There's something happenin’ here, what it is ain’t exactly clear -- Buffalo Springfield
Theorists Norio Takemoto (now at the Weizmann Institute of Science) and Fellow Andreas Becker figured that something was amiss when they first analyzed the details of what occurs when an ultrafast laser dislodges an electron from a “simple” molecular ion, H2+. Since H2+ has already lost one of its electrons, its two protons only have one electron left to play with. How hard would it be to “see” what happened to this electron in a strong laser field? After all, a widely accepted theory said that a strong laser field would make it easier for the lone electron to escape when the ion was stretched apart (as opposed to contracted). Thus, the strength of the laser field was supposed to correspond to a high probability of the loss of the remaining electron in a process known as ionization.
Takemoto and Becker were just going to fill in a few details in this story. But, to their surprise, their analysis revealed multiple bursts of ionization during one half of the oscillation of the laser electric field, including one burst earlier than expected and another later than expected. The later of the two extra bursts occurred when the lone electron temporarily (and somewhat randomly) surrounded one of the protons. This strange behavior appeared to be induced by the laser pulse itself.
About the time Becker and Takemoto were getting ready to send off an article to Physical Review Letters on the strange ionization behavior in H2+, Becker’s friend Reinhard Dörner of the Institut für Kernphysik at Germany’s J. W. Goethe-Universität contacted Becker, reporting that his experimental lab was studying the ionization of H2+, and “H2+ is doing something crazy.”

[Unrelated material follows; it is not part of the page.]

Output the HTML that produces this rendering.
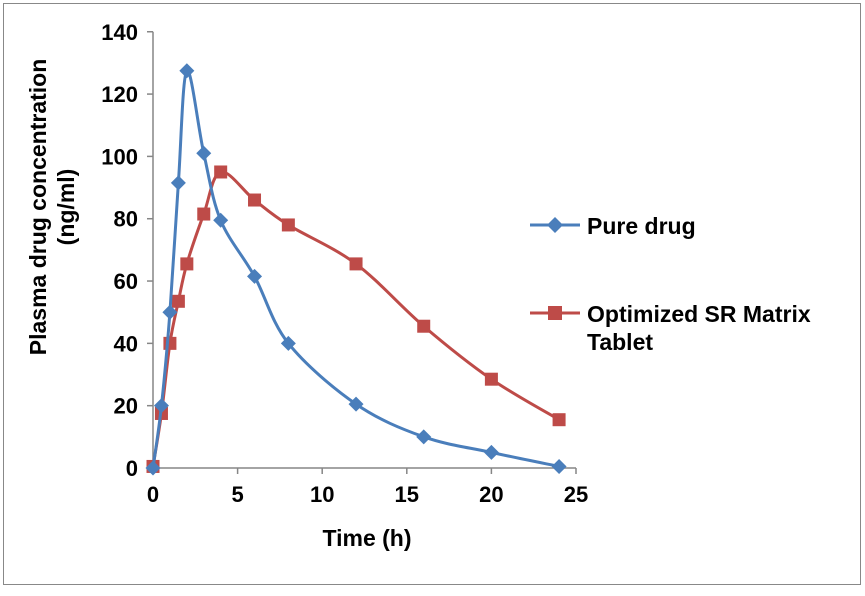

“Yes, I know,” Becker responded. He explained what their theoretical study had shown and agreed to enhance the new theory to take account of the particular experimental conditions in Dörner’s lab. The goal was to further explain the strange quantum swapping of the lone electron between the ion’s two protons. Because this quantum body swapping had been observed in both theory and experiment, the researchers were fairly sure it was real. It took Takemoto and Becker a year to complete their enhanced theoretical analysis that closely mirrored the German experiment, which had used a more complicated laser polarization (i.e., circular instead of linear) than had been modeled earlier.
Becker, Dörner, Takemoto, and their colleagues reported their results in the September 30, 2011, issue of Physical Review Letters. The researchers concluded that since the electron has wave-like properties, the laser field makes it behave like sloshing water. “There’s always some probability that the whole wave breaks up and one part will first slosh around one proton while the other part shoots out of the ion,” Becker explained. He added that the two protons can act like a double slit, with part of the electron wave swapping between the protons and then interfering with itself! This interference can causes a variety of strange and unexpected behavior, depending on whether it is constructive (the wave segments add together) or destructive (the wave segments subtract and disappear).
Unraveling this strange behavior was so much fun that Becker’s group is now working on designing a theoretical molecule with three or four protons to see what happens to a single electron inside this molecule when exposed to a strong laser field.